Keystroke Behavioural Analysis For Fraud Detection: Deep Learning as-a-service Infrastructure

User identification is a fundamental, but yet an open problem in fraud detection.
Traditional approaches resort to user account information or browsing history.
However, such information can pose security and privacy risks, and it is not robust as can
be easily changed, e.g., the user changes to a new device or using a different application.
Monitoring biometric information including a user’s typing behaviours tends to produce
consistent results over time while being less disruptive to user’s experience.
For this purpose, I collaborated on a project aimed at defining novel
solutions to identify users by learning from patterns in their keystroke
behaviours. In particular, I’ve been in charge of defining the infrastructure required
to effectively deploy a machine learning process as a remote cloud service.
In this talk, I will go through the technical details of frameworks and tools I used
to create RESTful APIs serving the acquisition of keystrokes gathered
from web and mobile devices as complex `json` objects. I will present `eve`,
a library sitting on top of `flask` and `mongodb`, to sanitise and validate
data in a fast and effective way.
Then, the `luigi` based data pipeline for feature extraction, and for
machine learning predictions triggering will be discussed.

Ernesto Arbitrio
Lead Software Architect, FBK

Ernesto has been using Python and related technologies since early 2000’s.
He is FBK/MPBA big data architect developing heterogeneous infrastructures for analytics
of complex data. He worked with several Pharmaceutical and Food manufacturers helping on
production and research analysts Ernesto is an active member of the Italian Python
community, and one of the organisers of PyCon Italy.

Valerio Maggio
Data Scientist, FBK

Valerio Maggio has a Ph.D. in Computational Science from the University of Naples “Federico II” and he is currently a Postdoc researcher in the FBK – MPBA team in
Trento, Italy. His research interests are focused on Machine and Deep Learning. Valerio is very much involved in the scientific Python community, and he is an active
speaker at many Python conference including EuroPython & EuroScipy.

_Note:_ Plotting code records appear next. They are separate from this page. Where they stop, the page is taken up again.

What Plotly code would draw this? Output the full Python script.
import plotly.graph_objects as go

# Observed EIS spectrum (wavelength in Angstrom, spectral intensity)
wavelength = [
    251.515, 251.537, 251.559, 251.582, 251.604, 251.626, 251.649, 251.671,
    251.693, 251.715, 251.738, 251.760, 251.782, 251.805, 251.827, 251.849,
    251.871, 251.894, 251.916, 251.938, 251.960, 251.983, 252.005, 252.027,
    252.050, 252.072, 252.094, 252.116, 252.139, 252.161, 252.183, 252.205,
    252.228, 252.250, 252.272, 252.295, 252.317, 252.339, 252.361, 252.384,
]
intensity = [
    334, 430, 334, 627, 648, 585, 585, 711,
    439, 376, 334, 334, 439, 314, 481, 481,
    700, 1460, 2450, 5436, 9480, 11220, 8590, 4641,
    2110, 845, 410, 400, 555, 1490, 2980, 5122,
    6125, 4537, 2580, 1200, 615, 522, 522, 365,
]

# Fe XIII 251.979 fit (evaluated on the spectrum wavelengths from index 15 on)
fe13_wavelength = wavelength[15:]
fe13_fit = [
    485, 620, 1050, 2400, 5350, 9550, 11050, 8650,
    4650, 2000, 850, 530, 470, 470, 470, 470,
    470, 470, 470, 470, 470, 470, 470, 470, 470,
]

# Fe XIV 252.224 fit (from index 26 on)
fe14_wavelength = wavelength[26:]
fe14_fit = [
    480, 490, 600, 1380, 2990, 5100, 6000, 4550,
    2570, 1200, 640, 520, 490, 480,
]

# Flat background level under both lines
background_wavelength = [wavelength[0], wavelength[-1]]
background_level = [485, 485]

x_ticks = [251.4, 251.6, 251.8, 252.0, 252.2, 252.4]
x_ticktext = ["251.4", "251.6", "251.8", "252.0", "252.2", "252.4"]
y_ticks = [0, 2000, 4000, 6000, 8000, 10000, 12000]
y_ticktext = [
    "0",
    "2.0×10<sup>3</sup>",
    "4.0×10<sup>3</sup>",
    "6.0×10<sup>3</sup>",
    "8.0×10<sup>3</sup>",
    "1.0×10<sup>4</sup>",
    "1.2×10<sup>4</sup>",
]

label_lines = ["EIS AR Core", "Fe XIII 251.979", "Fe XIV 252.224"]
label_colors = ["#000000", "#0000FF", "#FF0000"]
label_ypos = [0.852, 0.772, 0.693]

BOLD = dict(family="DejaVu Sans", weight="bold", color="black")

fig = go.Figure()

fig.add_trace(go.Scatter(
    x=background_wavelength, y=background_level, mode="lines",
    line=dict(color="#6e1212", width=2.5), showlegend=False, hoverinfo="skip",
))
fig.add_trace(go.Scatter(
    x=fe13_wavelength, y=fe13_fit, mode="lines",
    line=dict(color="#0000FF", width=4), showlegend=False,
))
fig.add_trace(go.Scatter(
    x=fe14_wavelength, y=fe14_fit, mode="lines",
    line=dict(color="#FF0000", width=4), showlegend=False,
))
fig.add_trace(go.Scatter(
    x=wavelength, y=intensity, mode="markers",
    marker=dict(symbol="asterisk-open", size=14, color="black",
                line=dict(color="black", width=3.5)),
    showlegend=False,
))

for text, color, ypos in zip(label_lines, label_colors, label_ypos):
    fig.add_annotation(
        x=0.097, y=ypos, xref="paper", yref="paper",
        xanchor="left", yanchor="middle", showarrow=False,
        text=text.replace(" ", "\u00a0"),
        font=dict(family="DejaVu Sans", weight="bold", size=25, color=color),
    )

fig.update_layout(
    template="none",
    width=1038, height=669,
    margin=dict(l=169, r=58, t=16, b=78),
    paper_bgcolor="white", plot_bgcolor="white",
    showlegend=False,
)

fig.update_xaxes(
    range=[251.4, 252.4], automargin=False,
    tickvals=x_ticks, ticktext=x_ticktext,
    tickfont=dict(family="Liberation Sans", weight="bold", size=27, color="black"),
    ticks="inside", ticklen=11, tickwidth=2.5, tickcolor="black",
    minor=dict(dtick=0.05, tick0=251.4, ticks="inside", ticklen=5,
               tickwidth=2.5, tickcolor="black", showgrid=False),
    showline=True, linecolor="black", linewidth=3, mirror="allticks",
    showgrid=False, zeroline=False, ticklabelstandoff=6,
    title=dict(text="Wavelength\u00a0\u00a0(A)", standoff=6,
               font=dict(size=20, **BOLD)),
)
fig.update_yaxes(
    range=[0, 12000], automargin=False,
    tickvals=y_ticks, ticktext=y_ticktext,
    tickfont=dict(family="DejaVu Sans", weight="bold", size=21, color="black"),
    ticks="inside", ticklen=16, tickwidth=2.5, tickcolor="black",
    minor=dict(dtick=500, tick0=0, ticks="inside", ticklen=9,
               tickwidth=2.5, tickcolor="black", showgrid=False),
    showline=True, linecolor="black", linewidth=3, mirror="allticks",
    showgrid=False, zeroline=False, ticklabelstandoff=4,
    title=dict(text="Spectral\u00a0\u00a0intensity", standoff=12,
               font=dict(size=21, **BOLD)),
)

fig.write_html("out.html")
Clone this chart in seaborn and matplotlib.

He uses Python as the mainstream language for his deep/machine learning code, making an
intensive use of `pandas`, `numpy` based libraries (e.g. `sklearn`), and `keras` + `tensorflow` to crunch, filter, and learn from data.
Valerio is a member of the Italian Python community, and the lead organiser of the PyData Italy conferences, held in Florence since 2015. He also enjoys playing basketball and drinking tea.